By Myrna M. Velasco – September 20, 2019, 10:00 PM
from Manila Bulletin
ABU DHABI/Manila – The Philippines hinted about reviving its nuclear power development ambition – either through the repowering of the mothballed Bataan Nuclear Power Plant (BNPP), construction of new facilities or the deployment of small modular reactors (SMRs), but cautionary policy and regulatory approaches as well as investment strategies are being offered by experts.
In the development blueprint set out by the Department of Energy (DOE), it is targeting a “new nuclear plant build” by year 2022, but it has not clearly stated if these would just be the SMRs or the start of the larger scale deployment of nuclear reactors.
In a recent presentation at the Powertrends 2019 though, DOE Director Melita V. Obillo indicated that before the country could take its renewed plunge into nuclear power, key action points it will need to sort out will be the policy and regulatory frameworks of the sector.
She similarly asserted that the country would need to heed the advice and caution of other power markets that had already tugged their way into nuclear power facility developments.
From the standpoint of safety as well as operations, global experts noted that the wave of digitalization swamping the global energy sector is seen as key to reinforcing the overall performance of nuclear power and for it to become a major component in achieving decarbonization of the global energy sector.

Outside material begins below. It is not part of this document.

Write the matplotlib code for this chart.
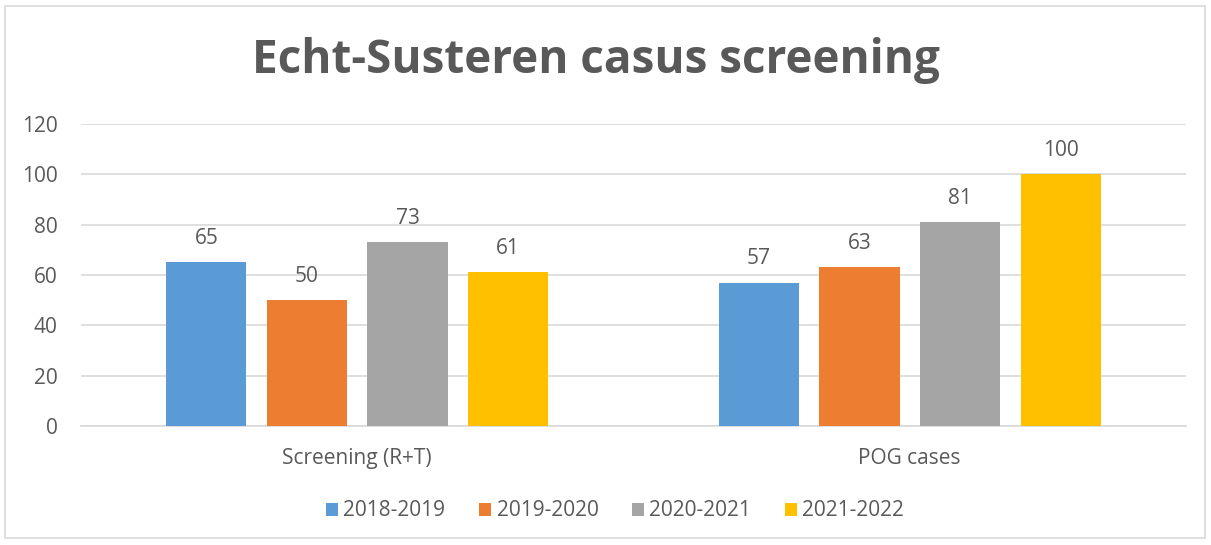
import matplotlib
matplotlib.use("Agg")
import matplotlib.pyplot as plt
import numpy as np
from matplotlib.patches import Rectangle

categories = ["Screening (R+T)", "POG cases"]
series = ["2018-2019", "2019-2020", "2020-2021", "2021-2022"]
values = {
    "2018-2019": [65, 57],
    "2019-2020": [50, 63],
    "2020-2021": [73, 81],
    "2021-2022": [61, 100],
}
colors = ["#5B9BD5", "#ED7D31", "#A5A5A5", "#FFC000"]
title = "Echt-Susteren casus screening"

plt.rcParams['font.family'] = ['Open Sans', 'DejaVu Sans']
txt = "#595959"
fs = 15

fig = plt.figure(figsize=(12.11, 5.45), dpi=100)
fig.patches.append(Rectangle((5/1211, 1 - 538/545), 1200/1211, 532/545, transform=fig.transFigure,
                             fill=False, edgecolor="#D9D9D9", linewidth=1.2))
ax = fig.add_axes([81/1211, 1 - 426/545, 1105/1211, 302/545])

x = np.arange(len(categories))
w = 0.145
step = 0.182
for i, s in enumerate(series):
    pos = x + (i - 1.5) * step
    bars = ax.bar(pos, values[s], width=w, color=colors[i], label=s, zorder=3)
    for b, v in zip(bars, values[s]):
        ax.annotate(str(v), (b.get_x() + b.get_width() / 2, v), xytext=(0, 17),
                    textcoords="offset points", ha="center", va="center",
                    fontsize=fs, color=txt)

ax.set_xlim(-0.5, 1.5)
ax.set_ylim(0, 120)
ax.set_yticks(range(0, 121, 20))
ax.set_xticks(x)
ax.set_xticklabels(categories)
ax.tick_params(axis="both", length=0, labelsize=fs, labelcolor=txt)
ax.tick_params(axis="x", pad=16)
ax.tick_params(axis="y", pad=17)
ax.grid(axis="y", color="#D9D9D9", linewidth=1.2, zorder=0)
for sp in ["top", "right", "left"]:
    ax.spines[sp].set_visible(False)
ax.spines["bottom"].set_color("#D9D9D9")
ax.spines["bottom"].set_linewidth(1.2)

fig.text(596/1211, 1 - 60/545, title, ha="center", va="center", fontsize=33,
         fontweight="bold", color=txt)

fig.legend(loc="center", bbox_to_anchor=(615/1211, 1 - 511/545), ncol=4, frameon=False,
           fontsize=fs, labelcolor=txt, handlelength=0.6, handleheight=0.6,
           handletextpad=0.25, columnspacing=1.6)

fig.savefig("out.png", dpi=100, facecolor="white")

In a study unveiled by the World Energy Council (WEC) in Abu Dhabi that touches on nuclear energy growth scenarios, it was stipulated that “looking into the future, digitalization has the potential to improve the nuclear industry’s performance and supporting it to allow better informed decisions on new build and lifetime extension.”
The WEC, which is an organization of global energy markets, emphasized that “the pace of learning curve across the nuclear sector can be increased through international cooperation on harmonization of regulatory processes,” such as “allowing reactor designs to be deployed globally with minimal design alternations.”
On the nuclear investment space, the WEC study propounded that this technology option could traverse three different pathways.
Under a “modern jazz scenario,” experts at the WEC exhibited that nuclear could latch onto a “digitally disrupted, innovative and globally market driven world.”
On that premise, it was explained that “the nuclear industry has the potential to reinvent itself – from selling units to providing services – and to remain as energy source of choice as some of the existing nuclear countries and emerging economies expand their nuclear fleets.”
The nuclear option, the WEC pointed out, could likewise take “the unfinished symphony pathway” wherein “more coordinated and sustainable economic growth models emerge with a global aspiration to a low carbon future. Within that particular scenario, it has been emphasized that nuclear energy is “widely accepted as part of a reliable and affordable response to the climate change emergency.”
The other pathway envisioned for nuclear is the “hard rock” route, in which the main focus areas are “new construction in emerging markets and lifetime extension initiatives in developed economies.”
Like many of the countries in the world, the Philippines is also sorting out its nuclear resurgence ambition – but it cannot firmly decide yet if it will just repower its idled BNPP facility or will just refocus attention on new builds.
Taking from the prescription of global energy leaders, it has been noted that the future of nuclear energy could be confronted with critical challenges and opportunities, including the need for faster learning on the industry’s intricacies, linking renewables and nuclear as well as reinforcing energy leadership for the sector through the long term.